### Requirements
Output the full listing below exactly as it reads, and skip anything that is a picture.

### Available data
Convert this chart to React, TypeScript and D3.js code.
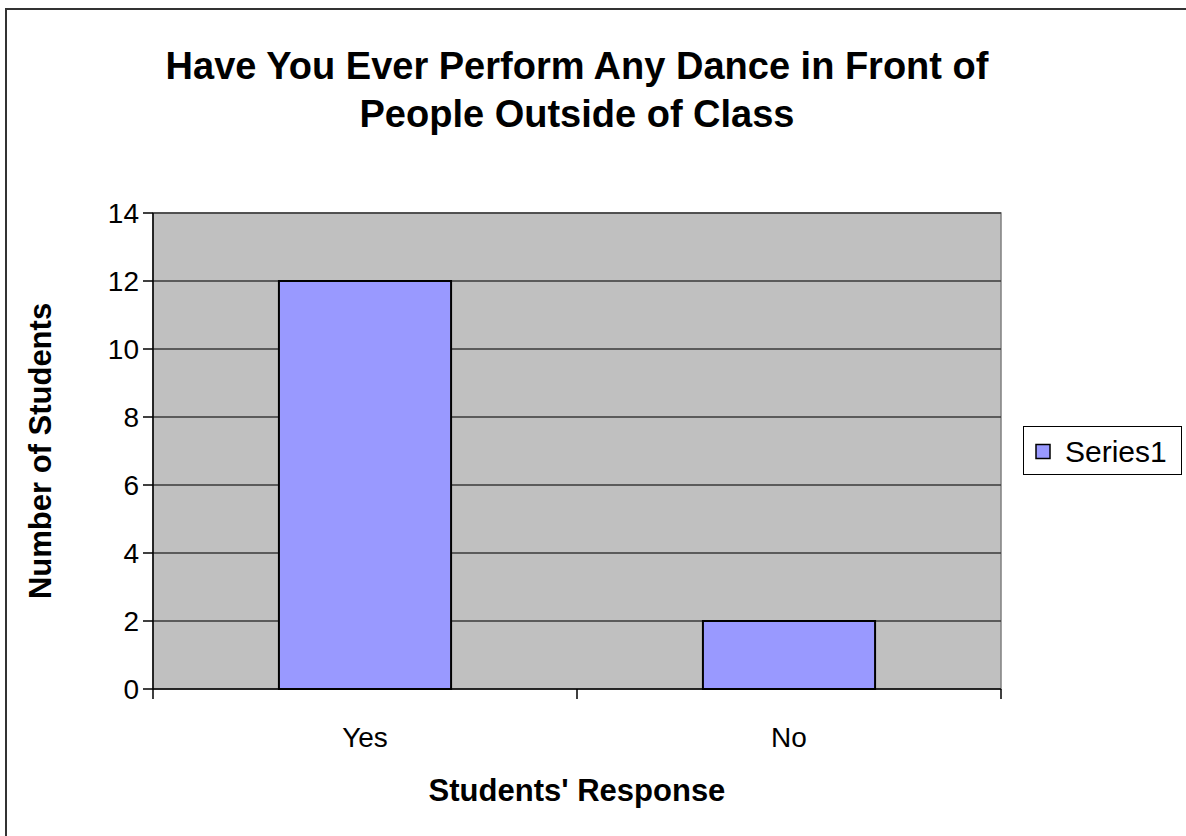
import React from "react";
import * as d3 from "d3";

const categories = ["Yes", "No"];
const values = [12, 2];
const yTicks = [0, 2, 4, 6, 8, 10, 12, 14];
const seriesName = "Series1";
const titleLines = ["Have You Ever Perform Any Dance in Front of", "People Outside of Class"];
const xTitle = "Students' Response";
const yTitle = "Number of Students";

const W = 1186;
const H = 836;
const plot = { left: 153, right: 1001, top: 213, bottom: 689 };
const font = "'Liberation Sans', Arial, sans-serif";

export default function App() {
  const x = d3
    .scaleBand<string>()
    .domain(categories)
    .range([plot.left, plot.right])
    .paddingInner(0.594)
    .paddingOuter(0.297);
  const y = d3.scaleLinear().domain([0, 14]).range([plot.bottom, plot.top]);
  const step = x.step();
  const bounds = [plot.left, ...categories.map((_, i) => plot.left + step * (i + 1))];

  return (
    <svg
      width={W}
      height={H}
      style={{ position: "absolute", left: 0, top: 0, background: "#fff" }}
      fontFamily={font}
    >
      <rect x={6} y={9} width={1300} height={1000} fill="#fff" stroke="#333" strokeWidth={2} />
      {titleLines.map((t, i) => (
        <text key={i} x={577} y={79 + i * 48} textAnchor="middle" fontSize={38} fontWeight="bold">
          {t}
        </text>
      ))}
      <rect
        x={plot.left}
        y={plot.top}
        width={plot.right - plot.left}
        height={plot.bottom - plot.top}
        fill="#c0c0c0"
        stroke="#808080"
        strokeWidth={1.5}
      />
      {yTicks.map((t) => (
        <g key={t}>
          {t > 0 && (
            <line x1={plot.left} x2={plot.right} y1={y(t)} y2={y(t)} stroke="#3a3a3a" strokeWidth={1.5} />
          )}
          <line x1={plot.left - 10} x2={plot.left} y1={y(t)} y2={y(t)} stroke="#000" strokeWidth={1.5} />
          <text x={plot.left - 14} y={y(t) + 10} textAnchor="end" fontSize={28}>
            {t}
          </text>
        </g>
      ))}
      {categories.map((c, i) => (
        <rect
          key={c}
          x={x(c)!}
          y={y(values[i])}
          width={x.bandwidth()}
          height={y(0) - y(values[i])}
          fill="#9999ff"
          stroke="#000"
          strokeWidth={2}
        />
      ))}
      <line x1={plot.left} x2={plot.left} y1={plot.top} y2={plot.bottom} stroke="#000" strokeWidth={1.5} />
      <line x1={plot.left} x2={plot.right} y1={plot.bottom} y2={plot.bottom} stroke="#000" strokeWidth={1.5} />
      {bounds.map((b, i) => (
        <line key={i} x1={b} x2={b} y1={plot.bottom} y2={plot.bottom + 10} stroke="#000" strokeWidth={1.5} />
      ))}
      {categories.map((c) => (
        <text key={c} x={x(c)! + x.bandwidth() / 2} y={747} textAnchor="middle" fontSize={28}>
          {c}
        </text>
      ))}
      <text x={577} y={801} textAnchor="middle" fontSize={31} fontWeight="bold">
        {xTitle}
      </text>
      <text
        transform={`translate(51, 451) rotate(-90)`}
        textAnchor="middle"
        fontSize={31}
        fontWeight="bold"
      >
        {yTitle}
      </text>
      <rect x={1023.5} y={426.5} width={158} height={48} fill="#fff" stroke="#000" strokeWidth={1} />
      <rect x={1036} y={444.5} width={14} height={14} fill="#9999ff" stroke="#000" strokeWidth={1.5} />
      <text x={1065} y={462} fontSize={30}>
        {seriesName}
      </text>
    </svg>
  );
}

### Response for this exercise
Convert this chart to React, TypeScript and D3.js code.
import React from "react";
import * as d3 from "d3";

const categories = ["Yes", "No"];
const values = [12, 2];
const yTicks = [0, 2, 4, 6, 8, 10, 12, 14];
const seriesName = "Series1";
const titleLines = ["Have You Ever Perform Any Dance in Front of", "People Outside of Class"];
const xTitle = "Students' Response";
const yTitle = "Number of Students";

const W = 1186;
const H = 836;
const plot = { left: 153, right: 1001, top: 213, bottom: 689 };
const font = "'Liberation Sans', Arial, sans-serif";

export default function App() {
  const x = d3
    .scaleBand<string>()
    .domain(categories)
    .range([plot.left, plot.right])
    .paddingInner(0.594)
    .paddingOuter(0.297);
  const y = d3.scaleLinear().domain([0, 14]).range([plot.bottom, plot.top]);
  const step = x.step();
  const bounds = [plot.left, ...categories.map((_, i) => plot.left + step * (i + 1))];

  return (
    <svg
      width={W}
      height={H}
      style={{ position: "absolute", left: 0, top: 0, background: "#fff" }}
      fontFamily={font}
    >
      <rect x={6} y={9} width={1300} height={1000} fill="#fff" stroke="#333" strokeWidth={2} />
      {titleLines.map((t, i) => (
        <text key={i} x={577} y={79 + i * 48} textAnchor="middle" fontSize={38} fontWeight="bold">
          {t}
        </text>
      ))}
      <rect
        x={plot.left}
        y={plot.top}
        width={plot.right - plot.left}
        height={plot.bottom - plot.top}
        fill="#c0c0c0"
        stroke="#808080"
        strokeWidth={1.5}
      />
      {yTicks.map((t) => (
        <g key={t}>
          {t > 0 && (
            <line x1={plot.left} x2={plot.right} y1={y(t)} y2={y(t)} stroke="#3a3a3a" strokeWidth={1.5} />
          )}
          <line x1={plot.left - 10} x2={plot.left} y1={y(t)} y2={y(t)} stroke="#000" strokeWidth={1.5} />
          <text x={plot.left - 14} y={y(t) + 10} textAnchor="end" fontSize={28}>
            {t}
          </text>
        </g>
      ))}
      {categories.map((c, i) => (
        <rect
          key={c}
          x={x(c)!}
          y={y(values[i])}
          width={x.bandwidth()}
          height={y(0) - y(values[i])}
          fill="#9999ff"
          stroke="#000"
          strokeWidth={2}
        />
      ))}
      <line x1={plot.left} x2={plot.left} y1={plot.top} y2={plot.bottom} stroke="#000" strokeWidth={1.5} />
      <line x1={plot.left} x2={plot.right} y1={plot.bottom} y2={plot.bottom} stroke="#000" strokeWidth={1.5} />
      {bounds.map((b, i) => (
        <line key={i} x1={b} x2={b} y1={plot.bottom} y2={plot.bottom + 10} stroke="#000" strokeWidth={1.5} />
      ))}
      {categories.map((c) => (
        <text key={c} x={x(c)! + x.bandwidth() / 2} y={747} textAnchor="middle" fontSize={28}>
          {c}
        </text>
      ))}
      <text x={577} y={801} textAnchor="middle" fontSize={31} fontWeight="bold">
        {xTitle}
      </text>
      <text
        transform={`translate(51, 451) rotate(-90)`}
        textAnchor="middle"
        fontSize={31}
        fontWeight="bold"
      >
        {yTitle}
      </text>
      <rect x={1023.5} y={426.5} width={158} height={48} fill="#fff" stroke="#000" strokeWidth={1} />
      <rect x={1036} y={444.5} width={14} height={14} fill="#9999ff" stroke="#000" strokeWidth={1.5} />
      <text x={1065} y={462} fontSize={30}>
        {seriesName}
      </text>
    </svg>
  );
}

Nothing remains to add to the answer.